Sens. Sherrod Brown (D-Ohio) and Jack Reed (D-R.I.) reiterated their recommendations that federal banking regulators take action to protect Americans against the growing risks posed by the private credit market in a letter to Federal Reserve Chair Jerome Powell and Vice Chair of Supervision Michael Barr.

The lawmakers highlighted their concerns about the implications to consumers as the marketplace grows in size, complexity, and interdependence with the banks.

“To ensure continued financial stability, the Federal Reserve and other financial regulators must take steps to comprehensively supervise the ties between banks and private credit firms,” the senators wrote. “As the private credit market continues to strengthen its bonds with banks, Americans will be relying on you to ensure the continued safety and soundness of the banking system.”

The senators claimed there is a lack of transparency and only minimal oversight of the private credit market that must be addressed, referring to a report published by the International Monetary Fund in April 2024.

“As you know, U.S. and foreign regulators continue to analyze private credit markets and identify emerging vulnerabilities and potential risks to financial stability and the banking system,” the lawmakers wrote. “Their work points to mounting threats, including that companies borrowing in the private credit market tend to be smaller and carry more debt than companies with traditional capital structures. In addition, private loan valuations are more opaque, and often more generous, than valuations set by public markets.”

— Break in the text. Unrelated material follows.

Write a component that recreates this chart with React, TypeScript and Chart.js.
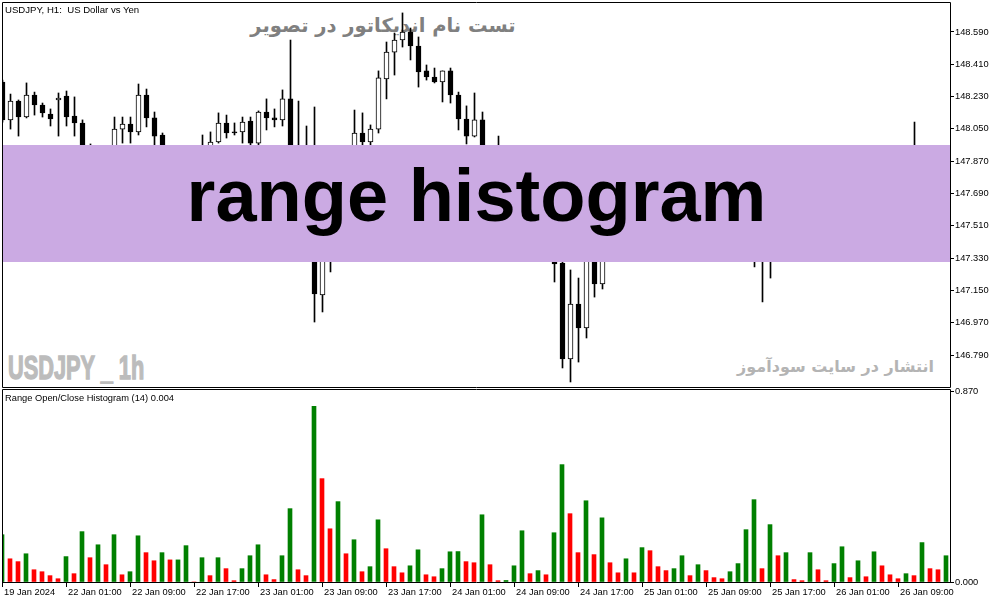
import React, { useEffect, useRef } from "react";
import { Chart, registerables } from "chart.js";

Chart.register(...registerables);

// ---------- DATA (USDJPY H1) ----------
const OPEN = [
  148.311, 148.100, 148.205, 148.116, 148.239, 148.183, 148.133, 148.211, 148.233, 148.122,
  148.083, 147.843, 147.944, 147.776, 147.832, 148.049, 148.077, 148.033, 148.239, 148.111,
  148.016, 147.882, 147.782, 147.882, 147.715, 147.810, 147.949, 147.977, 148.083, 148.033,
  148.033, 148.094, 147.971, 148.144, 148.111, 148.100, 148.217, 147.882, 147.938, 147.932,
  147.125, 147.598, 147.353, 147.721, 147.838, 148.027, 147.977, 148.049, 148.328, 148.478,
  148.545, 148.590, 148.512, 148.373, 148.339, 148.311, 148.373, 148.239, 148.105, 148.010,
  148.100, 147.793, 147.871, 147.877, 147.871, 147.799, 147.565, 147.604, 147.554, 147.520,
  147.303, 146.768, 147.074, 146.941, 147.308, 147.186, 147.481, 147.392, 147.431, 147.537,
  147.498, 147.654, 147.509, 147.581, 147.632, 147.570, 147.693, 147.665, 147.743, 147.693,
  147.715, 147.698, 147.654, 147.570, 147.810, 147.437, 147.375, 147.637, 147.520, 147.654,
  147.643, 147.648, 147.515, 147.570, 147.565, 147.648, 147.810, 147.788, 147.882, 147.860,
  147.721, 147.793, 147.827, 147.810, 147.849, 147.877, 147.698, 147.760, 147.704,
];
const HIGH = [
  148.322, 148.244, 148.211, 148.306, 148.255, 148.194, 148.161, 148.250, 148.261, 148.228,
  148.100, 147.966, 147.955, 147.888, 148.116, 148.116, 148.116, 148.300, 148.272, 148.144,
  148.027, 147.932, 147.921, 147.932, 147.765, 148.016, 148.033, 148.139, 148.127, 148.083,
  148.116, 148.116, 148.150, 148.217, 148.161, 148.267, 148.545, 148.205, 148.066, 148.172,
  147.626, 147.654, 147.765, 147.921, 148.155, 148.139, 148.072, 148.373, 148.534, 148.584,
  148.696, 148.612, 148.562, 148.406, 148.389, 148.373, 148.389, 148.255, 148.178, 148.250,
  148.144, 147.899, 148.010, 147.921, 147.899, 147.821, 147.626, 147.632, 147.587, 147.554,
  147.347, 147.264, 147.219, 147.347, 147.347, 147.509, 147.515, 147.453, 147.554, 147.570,
  147.676, 147.671, 147.609, 147.659, 147.654, 147.721, 147.732, 147.776, 147.765, 147.737,
  147.732, 147.721, 147.671, 147.832, 147.832, 147.453, 147.665, 147.665, 147.682, 147.676,
  147.671, 147.665, 147.598, 147.593, 147.671, 147.832, 147.843, 147.921, 147.910, 147.888,
  147.821, 147.849, 147.849, 147.877, 148.088, 147.905, 147.788, 147.782, 147.849,
];
const LOW = [
  148.088, 148.049, 148.010, 148.111, 148.127, 148.116, 148.066, 148.010, 148.066, 148.010,
  147.832, 147.821, 147.754, 147.743, 147.810, 147.971, 147.971, 148.016, 148.061, 147.944,
  147.860, 147.765, 147.754, 147.698, 147.676, 147.788, 147.932, 147.971, 147.999, 148.016,
  147.971, 147.944, 147.944, 148.044, 148.061, 148.066, 147.849, 147.860, 147.877, 146.974,
  147.030, 147.253, 147.331, 147.698, 147.821, 147.949, 147.960, 148.027, 148.217, 148.350,
  148.506, 148.434, 148.283, 148.322, 148.306, 148.200, 148.194, 148.044, 147.966, 148.005,
  147.765, 147.765, 147.843, 147.843, 147.776, 147.542, 147.531, 147.531, 147.498, 147.197,
  146.718, 146.640, 146.751, 146.885, 147.113, 147.158, 147.375, 147.370, 147.414, 147.476,
  147.481, 147.487, 147.492, 147.565, 147.548, 147.554, 147.637, 147.648, 147.671, 147.676,
  147.671, 147.632, 147.548, 147.542, 147.281, 147.086, 147.219, 147.498, 147.498, 147.620,
  147.620, 147.492, 147.492, 147.542, 147.548, 147.632, 147.771, 147.765, 147.838, 147.698,
  147.698, 147.776, 147.793, 147.793, 147.832, 147.676, 147.682, 147.676, 147.687,
];
const CLOSE = [
  148.100, 148.205, 148.116, 148.239, 148.183, 148.139, 148.105, 148.222, 148.116, 148.083,
  147.854, 147.955, 147.776, 147.854, 148.049, 148.077, 148.033, 148.239, 148.111, 148.010,
  147.882, 147.782, 147.882, 147.715, 147.715, 147.921, 147.977, 148.083, 148.027, 148.027,
  148.088, 147.971, 148.144, 148.111, 148.100, 148.217, 147.882, 147.938, 147.910, 147.130,
  147.598, 147.353, 147.721, 147.849, 148.027, 147.977, 148.049, 148.334, 148.478, 148.545,
  148.590, 148.512, 148.367, 148.339, 148.311, 148.373, 148.239, 148.105, 148.010, 148.100,
  147.793, 147.871, 147.877, 147.871, 147.799, 147.565, 147.604, 147.554, 147.520, 147.297,
  146.768, 147.074, 146.941, 147.314, 147.186, 147.481, 147.392, 147.431, 147.537, 147.498,
  147.654, 147.509, 147.581, 147.632, 147.570, 147.693, 147.665, 147.743, 147.693, 147.715,
  147.698, 147.654, 147.570, 147.810, 147.431, 147.375, 147.637, 147.520, 147.654, 147.643,
  147.648, 147.515, 147.570, 147.565, 147.648, 147.810, 147.788, 147.882, 147.860, 147.721,
  147.793, 147.827, 147.810, 147.849, 147.877, 147.698, 147.760, 147.704, 147.827,
];

// Range Open/Close Histogram (14)
const HIST = [
  0.216, 0.106, 0.093, 0.129, 0.056, 0.047, 0.029, 0.015, 0.116, 0.038,
  0.230, 0.111, 0.170, 0.079, 0.216, 0.033, 0.047, 0.211, 0.134, 0.097,
  0.134, 0.101, 0.101, 0.166, 0.000, 0.111, 0.029, 0.111, 0.061, 0.006,
  0.061, 0.120, 0.170, 0.033, 0.011, 0.120, 0.335, 0.056, 0.029, 0.802,
  0.472, 0.243, 0.367, 0.129, 0.193, 0.047, 0.070, 0.284, 0.152, 0.070,
  0.042, 0.074, 0.147, 0.033, 0.024, 0.061, 0.138, 0.139, 0.093, 0.088,
  0.307, 0.079, 0.006, 0.007, 0.074, 0.234, 0.038, 0.052, 0.033, 0.225,
  0.536, 0.312, 0.134, 0.371, 0.125, 0.293, 0.088, 0.042, 0.106, 0.042,
  0.157, 0.143, 0.070, 0.052, 0.061, 0.120, 0.029, 0.079, 0.052, 0.020,
  0.015, 0.047, 0.084, 0.239, 0.376, 0.061, 0.262, 0.120, 0.134, 0.011,
  0.006, 0.134, 0.056, 0.006, 0.084, 0.161, 0.020, 0.097, 0.024, 0.138,
  0.074, 0.033, 0.015, 0.038, 0.029, 0.180, 0.061, 0.056, 0.120,
];

const PRICE_TICKS = [146.79, 146.97, 147.15, 147.33, 147.51, 147.69, 147.87, 148.05, 148.23, 148.41, 148.59];
const PRICE_MIN = 146.6064;
const PRICE_MAX = 148.7569;
const HIST_TICKS = [0, 0.87];
const HIST_MAX = 0.8813;

const TIME_TICK_INDEX = [0, 8, 16, 24, 32, 40, 48, 56, 64, 72, 80, 88, 96, 104, 112];
const TIME_TICK_LABELS = [
  "19 Jan 2024", "22 Jan 01:00", "22 Jan 09:00", "22 Jan 17:00", "23 Jan 01:00",
  "23 Jan 09:00", "23 Jan 17:00", "24 Jan 01:00", "24 Jan 09:00", "24 Jan 17:00",
  "25 Jan 01:00", "25 Jan 09:00", "25 Jan 17:00", "26 Jan 01:00", "26 Jan 09:00",
];

const SYMBOL_TITLE = "USDJPY, H1:  US Dollar vs Yen";
const INDICATOR_TITLE = "Range Open/Close Histogram (14) 0.004";
const TOP_NOTE = "تست نام اندیکاتور در تصویر";
const BOTTOM_NOTE = "انتشار در سایت سودآموز";
const WATERMARK = "USDJPY _ 1h";
const BANNER = "range histogram";

// ---------- STYLE ----------
const UI_FONT = "'Liberation Sans', Arial, sans-serif";
const AXIS_FONT = { family: UI_FONT, size: 9.3 };
const GREEN = "#008000";
const RED = "#ff0000";

function makeFrame(bottomOffset: number) {
  return {
    id: "frame",
    afterDraw(chart: any) {
      const { ctx, chartArea } = chart;
      const { left, top, right, bottom } = chartArea;
      ctx.save();
      ctx.strokeStyle = "#000";
      ctx.lineWidth = 1;
      ctx.beginPath();
      ctx.moveTo(left + 0.5, top + 0.5);
      ctx.lineTo(right + 0.5, top + 0.5);
      ctx.lineTo(right + 0.5, bottom + bottomOffset);
      ctx.lineTo(left + 0.5, bottom + bottomOffset);
      ctx.closePath();
      ctx.stroke();
      ctx.restore();
    },
  };
}

export default function App() {
  const mainRef = useRef<HTMLCanvasElement | null>(null);
  const histRef = useRef<HTMLCanvasElement | null>(null);

  useEffect(() => {
    const wicks = LOW.map((l, i) => ({ x: i, y: [l, HIGH[i]] }));
    const bodies = OPEN.map((o, i) => ({ x: i, y: [o, CLOSE[i]] }));
    const bodyColors = OPEN.map((o, i) => (CLOSE[i] > o ? "#ffffff" : "#000000"));

    const main = new Chart(mainRef.current as HTMLCanvasElement, {
      type: "bar",
      data: {
        datasets: [
          {
            data: wicks as any,
            backgroundColor: "#000",
            borderWidth: 0,
            barThickness: 1,
            grouped: false,
            order: 2,
          } as any,
          {
            data: bodies as any,
            backgroundColor: bodyColors,
            borderColor: "#000",
            borderWidth: 1,
            borderSkipped: false,
            barThickness: 5,
            grouped: false,
            order: 1,
          } as any,
        ],
      },
      options: {
        animation: false,
        responsive: false,
        devicePixelRatio: 1,
        events: [],
        layout: { padding: { left: 2, top: 2, right: 0, bottom: 0 } },
        plugins: { legend: { display: false }, tooltip: { enabled: false } },
        scales: {
          x: {
            type: "linear",
            min: -0.0625,
            max: 118.4375,
            bounds: "data",
            offset: false,
            display: false,
            grid: { offset: false },
          },
          y: {
            position: "right",
            min: PRICE_MIN,
            max: PRICE_MAX,
            bounds: "data",
            afterFit: (s: any) => {
              s.width = 53;
              s.paddingTop = 0;
              s.paddingBottom = 0;
            },
            afterBuildTicks: (s: any) => {
              s.ticks = PRICE_TICKS.map((v) => ({ value: v }));
            },
            ticks: {
              font: AXIS_FONT,
              color: "#000",
              padding: 1,
              callback: (v: any) => Number(v).toFixed(3),
            },
            grid: { drawOnChartArea: false, drawTicks: true, tickLength: 4, color: "#000" },
            border: { display: false },
          },
        },
      } as any,
      plugins: [makeFrame(-0.5)],
    });

    const histColors = HIST.map((v, i) => (i === 0 || v >= HIST[i - 1] ? GREEN : RED));
    const hist = new Chart(histRef.current as HTMLCanvasElement, {
      type: "bar",
      data: {
        datasets: [
          {
            data: HIST.map((v, i) => ({ x: i, y: v })) as any,
            backgroundColor: histColors,
            borderWidth: 0,
            barThickness: 4,
          } as any,
        ],
      },
      options: {
        animation: false,
        responsive: false,
        devicePixelRatio: 1,
        events: [],
        layout: { padding: { left: 2, top: 1, right: 0, bottom: 0 } },
        plugins: { legend: { display: false }, tooltip: { enabled: false } },
        scales: {
          x: {
            type: "linear",
            min: 0,
            max: 118.5,
            bounds: "data",
            offset: false,
            afterFit: (s: any) => {
              s.height = 21;
              s.paddingLeft = 0;
              s.paddingRight = 0;
            },
            afterBuildTicks: (s: any) => {
              s.ticks = TIME_TICK_INDEX.map((v) => ({ value: v }));
            },
            ticks: {
              autoSkip: false,
              maxRotation: 0,
              minRotation: 0,
              align: "start",
              labelOffset: 2,
              padding: 0,
              font: AXIS_FONT,
              color: "#000",
              callback: (_v: any, i: number) => TIME_TICK_LABELS[i],
            },
            grid: { drawOnChartArea: false, drawTicks: true, tickLength: 5, color: "#000", offset: false },
            border: { display: false },
          },
          y: {
            position: "right",
            min: 0,
            max: HIST_MAX,
            bounds: "data",
            afterFit: (s: any) => {
              s.width = 53;
              s.paddingTop = 0;
              s.paddingBottom = 0;
            },
            afterBuildTicks: (s: any) => {
              s.ticks = HIST_TICKS.map((v) => ({ value: v }));
            },
            ticks: {
              font: AXIS_FONT,
              color: "#000",
              padding: 1,
              callback: (v: any) => Number(v).toFixed(3),
            },
            grid: { drawOnChartArea: false, drawTicks: true, tickLength: 4, color: "#000" },
            border: { display: false },
          },
        },
      } as any,
      plugins: [makeFrame(0.5)],
    });

    return () => {
      main.destroy();
      hist.destroy();
    };
  }, []);

  const abs: React.CSSProperties = { position: "absolute", whiteSpace: "pre", margin: 0 };

  return (
    <div
      style={{
        position: "fixed",
        left: 0,
        top: 0,
        width: 1003,
        height: 603,
        background: "#ffffff",
        overflow: "hidden",
      }}
    >
      {/* background watermarks */}
      <div
        dir="rtl"
        style={{
          ...abs,
          left: 233,
          top: 16,
          width: 300,
          textAlign: "center",
          font: "bold 19.5px 'DejaVu Sans', sans-serif",
          lineHeight: "19.5px",
          color: "#808080",
        }}
      >
        {TOP_NOTE}
      </div>
      <div
        style={{
          ...abs,
          left: 8,
          top: 350,
          font: "bold 34px 'Liberation Sans', Arial, sans-serif",
          lineHeight: "34px",
          color: "#bcbcbc",
          WebkitTextStroke: "1.4px #bcbcbc",
          transform: "scaleX(0.64)",
          transformOrigin: "0 0",
        }}
      >
        {WATERMARK}
      </div>
      <div
        dir="rtl"
        style={{
          ...abs,
          left: 600,
          top: 359,
          width: 334,
          textAlign: "right",
          font: "bold 16px 'DejaVu Sans', sans-serif",
          lineHeight: "16px",
          color: "#b4b4b4",
        }}
      >
        {BOTTOM_NOTE}
      </div>

      <canvas
        ref={mainRef}
        width={1003}
        height={388}
        style={{ position: "absolute", left: 0, top: 0, width: 1003, height: 388 }}
      />
      <canvas
        ref={histRef}
        width={1003}
        height={215}
        style={{ position: "absolute", left: 0, top: 388, width: 1003, height: 215 }}
      />

      <div style={{ ...abs, left: 5, top: 5, font: `9.6px ${UI_FONT}`, lineHeight: "9.6px", color: "#000" }}>
        {SYMBOL_TITLE}
      </div>
      <div style={{ ...abs, left: 5, top: 394, font: `9.3px ${UI_FONT}`, lineHeight: "9.3px", color: "#000" }}>
        {INDICATOR_TITLE}
      </div>

      {/* banner */}
      <div
        style={{
          position: "absolute",
          left: 3,
          top: 145,
          width: 947,
          height: 117,
          background: "rgb(203,170,227)",
        }}
      >
        <div
          style={{
            ...abs,
            left: 0,
            top: 14,
            width: 947,
            textAlign: "center",
            font: "bold 74px 'Liberation Sans', Arial, sans-serif",
            lineHeight: "74px",
            color: "#000",
          }}
        >
          {BANNER}
        </div>
      </div>
    </div>
  );
}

They also asserted private credit investors, funds, and borrowers frequently employ multiple layers of leverage to enhance profits, which are typically not visible to regulators because of gaps in reporting.

“The lack of information about these transactions harms other market participants, as the broader market loses insight into the condition of troubled companies or industries,” the senators continued. “As firms or industries turn exclusively to private credit, a limited group of asset managers will have a view into changes in the outlook for both individual companies and broad parts of the economy that would previously have been widely available to market observers. Researchers have raised concerns that this lack of information may make it more difficult for markets to price in business conditions, potentially leading to an increase in sudden, unexpected shocks.”

The private credit sector’s expressed desire to continue to grow by relying on increasingly complex structures and soliciting new investors to deliver additional capital also have raised concerns for the lawmakers. They noted private credit fund managers and industry consultants expect future growth in areas where traditional banks are projected to reduce their activity, such as asset-backed finance.

“As one fund sponsor notes, ‘we believe the next chapter in the private credit story is the migration of asset-backed finance (ABF) toward alternative capital providers,’” the senators wrote. “In other words, private credit funds see an opportunity to take share from banks’ traditional business, while avoiding traditional regulatory oversight.”

They closed the letter by emphasizing the need for the Fed to prioritize data collection and risk monitoring of the private credit sector, specifically with respect to its links with the traditional banking system where there could be hidden risks for examiners to expose.

Brown and Reed wrote the Fed in November 2023 urging regulators to address growing risks posed by the private credit sector to protect the safety and soundness of the banking system.